These attorneys now advocate tasting plates

February 25, 2009|Lisa Zwirn, Globe Correspondent

EASTFORD, Conn. - Little in the way of dining or lodging exists in this quiet northeastern corner of the state. "The virtue of our setting is also its curse," says Robert Brooks, who with his wife, Kara, owns Still River Cafe and the surrounding wooded acres that abut the Yale Forest and winding Still River.

Just over an hour's drive from Boston (the last six miles are meandering roads, which roll up and down past farms and forest), Still River has comfy, upholstered chairs and a mostly white, calming, and uncluttered dining room. If the sun hasn't set, you'll have a lovely view of the vegetable gardens out the large picture windows. Restored chestnut roof beams and rafters are what remain of this renovated 150-year-old barn. But it's the food that is the ultimate reward for your travel. Dinner is the culmination of the couple's combined efforts - she is the chef and he the gardener - so she gets to cook what he grows.

There are other chef and gardener partners (one is Cambridge's Oleana chef Ana Sortun and her farmer husband, Chris Kurth), but few had other careers as trial lawyers. Robert, 55, practiced law in Hartford for 25 years; Kara, 39, for seven. When the couple, who live in an 18th-century home on the property, opened Still River two years ago, says Kara, "We were really marrying our two passions of cooking and gardening." Their plans took root during a vacation in St. Barths, when the couple decided to research the island's foods and turned their findings into a book, "Paradise Found: The People, Restaurants and Recipes of St. Barthelemy." What they learned about the inner workings of restaurants was invaluable, they say.

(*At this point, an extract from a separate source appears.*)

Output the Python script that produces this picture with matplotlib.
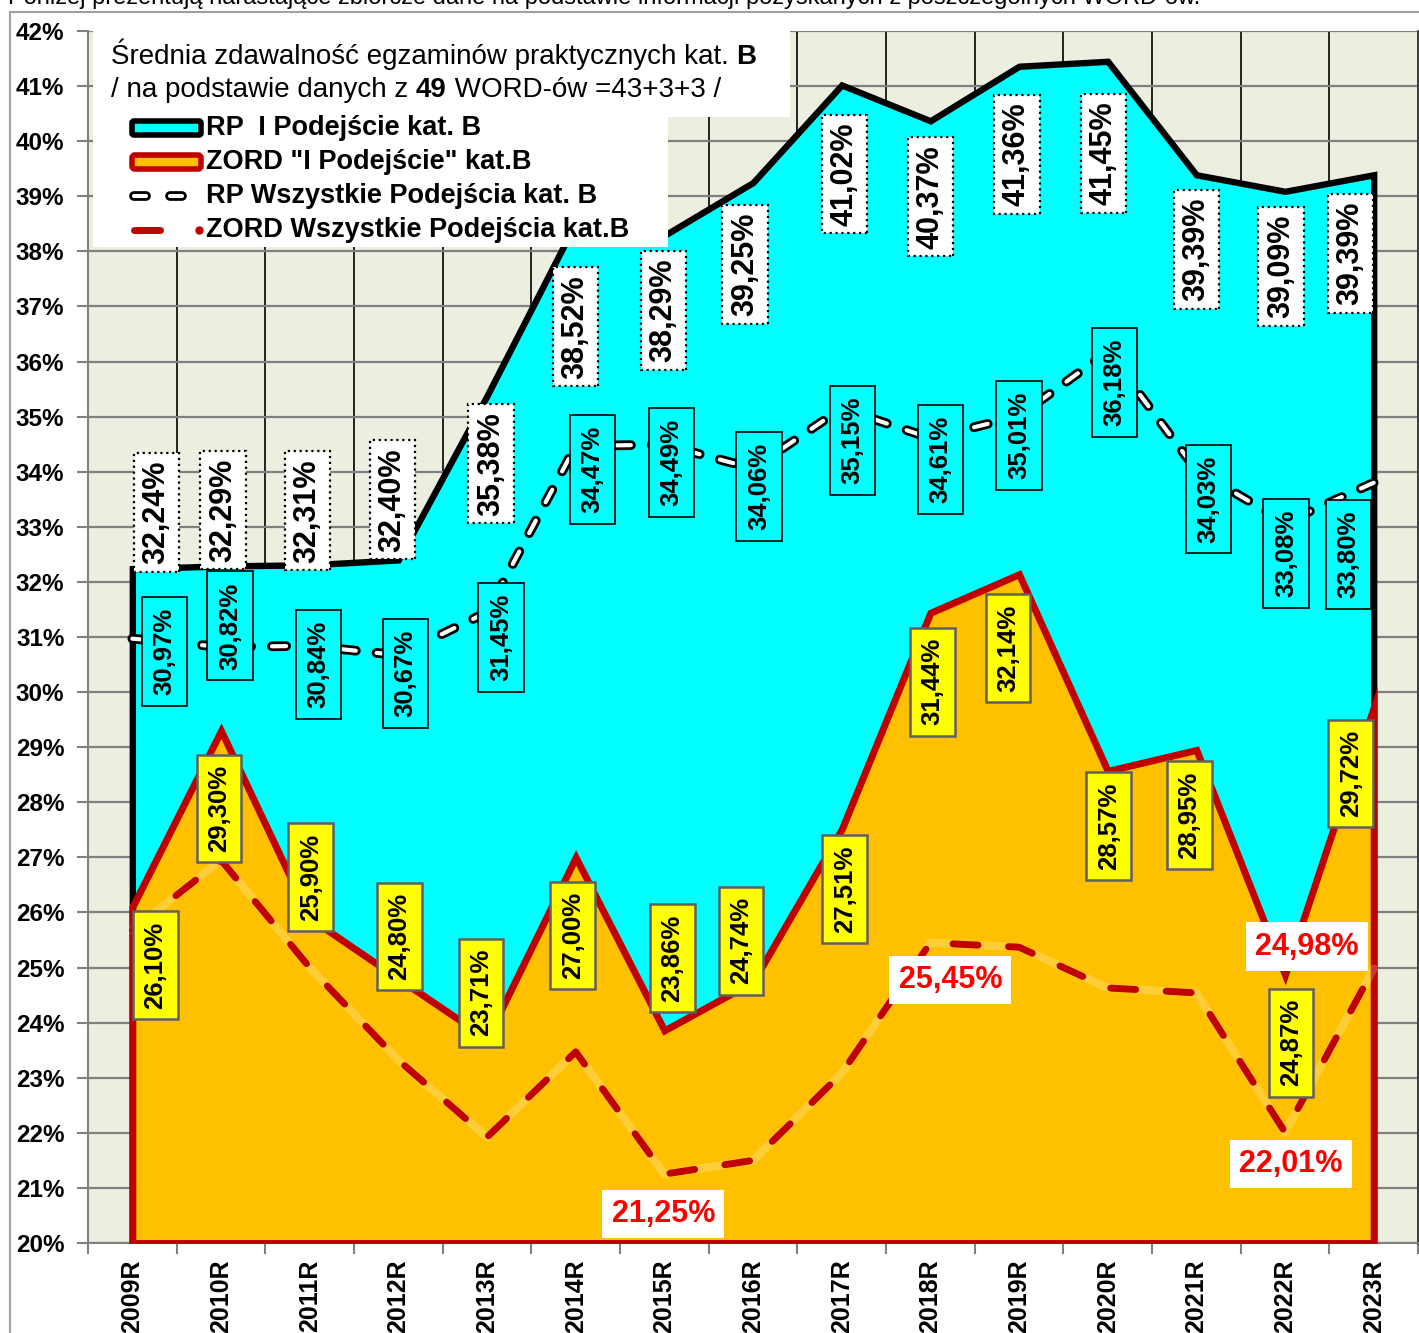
import numpy as np
import matplotlib
matplotlib.use("Agg")
import matplotlib.pyplot as plt
from matplotlib.patches import Rectangle, FancyBboxPatch
from matplotlib.lines import Line2D
import matplotlib.patheffects as pe

plt.rcParams['font.family'] = ['Liberation Sans', 'DejaVu Sans']

years = ['2009R', '2010R', '2011R', '2012R', '2013R', '2014R', '2015R', '2016R',
         '2017R', '2018R', '2019R', '2020R', '2021R', '2022R', '2023R']
rp_first = [32.24, 32.29, 32.31, 32.40, 35.38, 38.52, 38.29, 39.25, 41.02, 40.37,
            41.36, 41.45, 39.39, 39.09, 39.39]
zord_first = [26.10, 29.30, 25.90, 24.80, 23.71, 27.00, 23.86, 24.74, 27.51, 31.44,
              32.14, 28.57, 28.95, 24.87, 29.72]
rp_all = [30.97, 30.82, 30.84, 30.67, 31.45, 34.47, 34.49, 34.06, 35.15, 34.61,
          35.01, 36.18, 34.03, 33.08, 33.80]
zord_all = [25.68, 26.95, 25.00, 23.32, 21.92, 23.47, 21.25, 21.50, 23.08, 25.45,
            25.37, 24.63, 24.54, 22.01, 24.98]
zord_all_shown = [6, 9, 13, 14]   # only these points have a value label

legend_names = ['RP  I Podejście kat. B', 'ZORD "I Podejście" kat.B',
                'RP Wszystkie Podejścia kat. B', 'ZORD Wszystkie Podejścia kat.B']

# label box offsets from the point, in pixels (dx right, dy down)
rp_first_off = [(24, -56), (2, -56), (-2, -54), (-6, -60), (4, 68), (0, 104), (-1, 75),
                (-8, 82), (3, 89), (0, 76), (-2, 88), (-4, 92), (0, 75), (-4, 75), (-23, 79)]
rp_all_off = [(32, 13), (9, -21), (9, 19), (7, 18), (14, 25), (17, 24), (7, 18), (6, 18),
              (11, 32), (10, 21), (0, 19), (7, 31), (12, 29), (1, 31), (-25, 72)]
zord_first_off = [(23, 58), (-2, 78), (1, -41), (1, -42), (-6, -46), (-3, 78), (8, -72),
                  (-12, -41), (3, 60), (2, 69), (-11, 74), (1, 55), (-7, 65), (6, 68), (-23, 66)]
zord_all_off = {6: (-1, 40), 9: (20, 37), 13: (6, 32), 14: (-67, -22)}

CYAN = '#00FFFF'
ORANGE = '#FFC000'
DARKRED = '#C00000'
BG = '#ECEEE0'


def pct(v):
    return f'{v:.2f}'.replace('.', ',') + '%'


fig = plt.figure(figsize=(14.19, 13.33), dpi=100)
fig.patch.set_facecolor('white')
ax = fig.add_axes([88 / 1419, 1 - 1243 / 1333, 1330 / 1419, 1212 / 1333])
ax.set_facecolor(BG)

x = np.arange(len(years))
ax.set_xlim(-0.5, len(years) - 0.5)
ax.set_ylim(20, 42)

# areas
ax.fill_between(x, 20, rp_first, facecolor=CYAN, edgecolor='black', lw=4.6,
                joinstyle='miter', zorder=2)
ax.fill_between(x, 20, zord_first, facecolor=ORANGE, edgecolor=DARKRED, lw=5,
                joinstyle='miter', zorder=3)

# ZORD all attempts - red dashes with a faint light glow underneath
ax.plot(x, zord_all, color='white', alpha=0.22, lw=6, solid_joinstyle='round',
        solid_capstyle='round', zorder=4)
ax.plot(x, zord_all, color=DARKRED, lw=5, linestyle=(0, (3.6, 4.4)),
        dash_capstyle='round', dash_joinstyle='round', zorder=4.1)

# RP all attempts - white dashes with black outline
ax.plot(x, rp_all, color='white', lw=3.0, linestyle=(0, (3.4, 5.0)),
        dash_capstyle='round', dash_joinstyle='round', zorder=4.2,
        path_effects=[pe.Stroke(linewidth=7, foreground='black'), pe.Normal()])

# grid and axes
ax.set_xticks(x)
ax.set_xticklabels(years)
ax.set_xticks(np.arange(-0.5, len(years)), minor=True)
ax.set_yticks(range(20, 43))
ax.set_yticklabels([f'{t}%' for t in range(20, 43)])
ax.grid(which='minor', axis='x', color='black', lw=1.2)
ax.grid(which='major', axis='y', color='#808080', lw=1.6)
ax.grid(which='major', axis='x', visible=False)
ax.set_axisbelow(True)

ax.tick_params(axis='x', which='major', length=0, pad=12, labelsize=18, rotation=90)
ax.tick_params(axis='x', which='minor', length=8, width=1.5, color='#808080')
ax.tick_params(axis='y', length=8, width=1.5, color='#808080', pad=9, labelsize=17.5)
for lbl in ax.get_xticklabels() + ax.get_yticklabels():
    lbl.set_fontweight('bold')
for s in ['left', 'bottom']:
    ax.spines[s].set_color('#808080')
    ax.spines[s].set_linewidth(1.5)
ax.spines['right'].set_color('#404040')
ax.spines['right'].set_linewidth(2)
ax.spines['top'].set_visible(False)

# value labels
for i, v in enumerate(rp_first):
    dx, dy = rp_first_off[i]
    ax.annotate(pct(v), (i, v), xytext=(dx, -dy), textcoords='offset pixels',
                ha='center', va='center', rotation=90, fontsize=22, fontweight='bold',
                bbox=dict(boxstyle='square,pad=0.25', facecolor='white', edgecolor='black',
                          linestyle=':', lw=1.6), zorder=6)
for i, v in enumerate(rp_all):
    dx, dy = rp_all_off[i]
    ax.annotate(pct(v), (i, v), xytext=(dx, -dy), textcoords='offset pixels',
                ha='center', va='center', rotation=90, fontsize=18.5, fontweight='bold',
                bbox=dict(boxstyle='square,pad=0.42', facecolor=CYAN, edgecolor='black',
                          lw=1.2), zorder=6)
for i, v in enumerate(zord_first):
    dx, dy = zord_first_off[i]
    ax.annotate(pct(v), (i, v), xytext=(dx, -dy), textcoords='offset pixels',
                ha='center', va='center', rotation=90, fontsize=18.5, fontweight='bold',
                bbox=dict(boxstyle='square,pad=0.4', facecolor='#FFFF00', edgecolor='#606060',
                          lw=1.8), zorder=6)
for i in zord_all_shown:
    dx, dy = zord_all_off[i]
    ax.annotate(pct(zord_all[i]), (i, zord_all[i]), xytext=(dx, -dy),
                textcoords='offset pixels', ha='center', va='center', fontsize=22,
                fontweight='bold', color='#FF0000',
                bbox=dict(boxstyle='square,pad=0.3', facecolor='white', edgecolor='none'),
                zorder=6)

# overlay in pixel coordinates: header text, title box, legend
ov = fig.add_axes([0, 0, 1, 1], zorder=10)
ov.set_xlim(0, 1419)
ov.set_ylim(1333, 0)
ov.axis('off')
ov.patch.set_visible(False)

ov.text(8, 4, 'Poniżej prezentują narastające zbiorcze dane na podstawie informacji '
        'pozyskanych z poszczególnych WORD-ów.', fontsize=17, va='baseline')
ov.plot([10, 10], [12, 1333], color='#A0A0A0', lw=1.5)
ov.plot([10, 1419], [12, 12], color='#A0A0A0', lw=1.5)

ov.add_patch(Rectangle((93, 31), 697, 86, facecolor='white', edgecolor='none'))
ov.add_patch(Rectangle((93, 117), 575, 130, facecolor='white', edgecolor='none'))

t1 = ov.text(111, 64, 'Średnia zdawalność egzaminów praktycznych kat. ', fontsize=20,
             va='baseline')
ov.annotate('B', (1, 0), xycoords=t1, va='bottom', ha='left', fontsize=20,
            fontweight='bold')
t2 = ov.text(111, 97, '/ na podstawie danych z ', fontsize=20, va='baseline')
t3 = ov.annotate('49', (1, 0), xycoords=t2, va='bottom', ha='left', fontsize=20,
                 fontweight='bold')
ov.annotate(' WORD-ów =43+3+3 /', (1, 0), xycoords=t3, va='bottom', ha='left',
            fontsize=20)

leg_y = [128, 162, 196, 230]
ov.add_patch(FancyBboxPatch((132, leg_y[0] - 7), 69, 14, boxstyle='round,pad=0,rounding_size=2',
                            facecolor=CYAN, edgecolor='black', lw=4))
ov.add_patch(FancyBboxPatch((132, leg_y[1] - 7), 69, 14, boxstyle='round,pad=0,rounding_size=3',
                            facecolor=ORANGE, edgecolor=DARKRED, lw=4))
for xa, xb in [(134, 146), (170, 182)]:
    ov.add_line(Line2D([xa, xb], [leg_y[2], leg_y[2]], color='white', lw=3.0,
                       solid_capstyle='round',
                       path_effects=[pe.Stroke(linewidth=7, foreground='black'), pe.Normal()]))
ov.add_line(Line2D([134, 160], [leg_y[3], leg_y[3]], color=DARKRED, lw=5,
                   solid_capstyle='round'))
ov.plot([199], [leg_y[3]], 'o', color=DARKRED, ms=5)
for yy, name in zip(leg_y, legend_names):
    ov.text(206, yy, name, fontsize=19.5, fontweight='bold', va='center')

fig.savefig('out.png', dpi=100, facecolor='white')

Kara spent the next two years learning how to cook professionally (which included a half-dozen stints in Dan Barber's kitchen at the highly regarded Blue Hill at Stone Barns), while Robert, mostly with the help of two sons, Robert Jr., 28, and Peter, 22, rebuilt the dilapidated barn. He also expanded the existing gardens, producing everything organically, and trucked his vegetables three times a week to local farmers' markets. "I had to prove I could grow on a commercial scale," he says. Today, Robert grows most of the restaurant's produce.

As if these challenges weren't enough, tiny Eastford was one of two remaining dry towns in the state. After the largest voter turnout in the town's history, says Robert, Still River finally got its wine and beer license in December 2005.